Paul Achkar (3 February 1893 in Damascus, Syria - 23 April 1982) was the first Archbishop of the Melkite Greek Catholic Archeparchy of Latakia in Lebanon.

==Life==
Paul Achkar was on August 15, 1921, ordained priest. He was appointed Archbishop of Latakia on 20 September 1961. His election was on November 11, 1961, and was confirmed by the Holy See. On 17 December 1961 he was consecrated by the Patriarch of Antioch Maximos IV Sayegh, SMSP and his co-consecrators were Archbishop Athanasios Toutoungi of Aleppo and Archbishop Joseph Tawil, Auxiliary Bishop of Antioch.
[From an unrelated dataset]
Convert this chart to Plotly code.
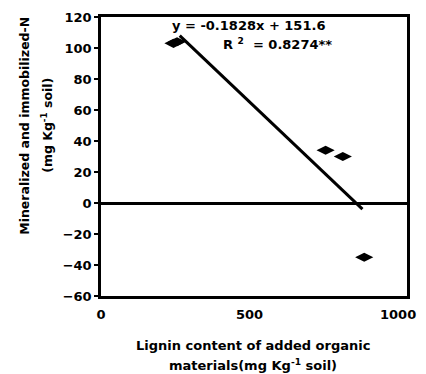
import plotly.graph_objects as go

lignin = [244, 256, 756, 814, 886]
n_values = [103, 104, 34, 30, -35]
trend_x = [265, 880]
trend_y = [108, -4]
y_ticks = [-60, -40, -20, 0, 20, 40, 60, 80, 100, 120]
x_ticks = [0, 500, 1000]

FAM = "DejaVu Sans, Liberation Sans, sans-serif"
font = dict(family=FAM, size=13, color="black", weight="bold")

fig = go.Figure()
fig.add_trace(go.Scatter(x=trend_x, y=trend_y, mode="lines",
                         line=dict(color="black", width=3), showlegend=False))
fig.add_trace(go.Scatter(x=lignin, y=n_values, mode="markers",
                         marker=dict(symbol="diamond-wide", size=13, color="black"),
                         showlegend=False))

fig.update_layout(
    width=426, height=374,
    margin=dict(l=101, r=10, t=16, b=78),
    paper_bgcolor="white", plot_bgcolor="white",
    font=font,
    xaxis=dict(range=[0, 1030], tickvals=x_ticks,
               showgrid=False, zeroline=False, showline=True, linecolor="black", linewidth=2.5,
               mirror=True, ticks="", ticklabelstandoff=5, tickfont=font),
    yaxis=dict(range=[-60, 120], tickvals=y_ticks,
               showgrid=False, zeroline=True, zerolinecolor="black", zerolinewidth=2.5,
               showline=True, linecolor="black", linewidth=2.5, mirror=True,
               ticks="outside", ticklen=4, tickcolor="black", tickwidth=1.5,
               tickfont=font),
)

tfont = dict(family=FAM, size=13, color="black", weight="bold")
yfont = dict(family=FAM, size=12.5, color="black", weight="bold")
fig.add_annotation(xref="paper", yref="paper", x=0.498, y=0, yshift=-49, yanchor="middle",
                   text="Lignin content of added organic", showarrow=False, font=tfont)
fig.add_annotation(xref="paper", yref="paper", x=0.498, y=0, yshift=-69, yanchor="middle",
                   text="materials(mg Kg<sup>-1</sup> soil)", showarrow=False, font=tfont)
fig.add_annotation(xref="paper", yref="paper", x=0, xshift=-76, y=0.61, textangle=-90,
                   xanchor="center", yanchor="middle",
                   text="Mineralized and immobilized-N", showarrow=False, font=yfont)
fig.add_annotation(xref="paper", yref="paper", x=0, xshift=-54, y=0.61, textangle=-90,
                   xanchor="center", yanchor="middle",
                   text="(mg Kg<sup>-1</sup> soil)", showarrow=False, font=yfont)
fig.add_annotation(xref="paper", yref="paper", x=0.482, y=0.968, xanchor="center", yanchor="middle",
                   text="y = -0.1828x + 151.6", showarrow=False, font=tfont)
fig.add_annotation(xref="paper", yref="paper", x=0.578, y=0.904, xanchor="center", yanchor="middle",
                   text="R <sup>2</sup>  = 0.8274**", showarrow=False, font=tfont)

fig.write_html("out.html", config={"displayModeBar": False},
               post_script="document.body.style.margin='0';document.body.style.overflow='hidden';")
Achkar was from 1962 to 1965 a participant in the four sessions of the Second Vatican Council. As co-consecrator he assisted in the episcopal ordinations of Bishop Justin Najmy, BA (Patriarchal Exarch of the United States), Nicolas Naaman, SMSP (Archbishop of Bosra and Hauran) and Joseph Raya (Archbishop of Akka). From 1974 to 1975 he was a part-time Patriarchal Vicar of Jerusalem. Following the provisions of age he became on 18 August 1981 at the age of 88 years, Archbishop emeritus, and until his death on 23 April 1982 Archbishop Emeritus of Latakia. His successor was Michel Yatim.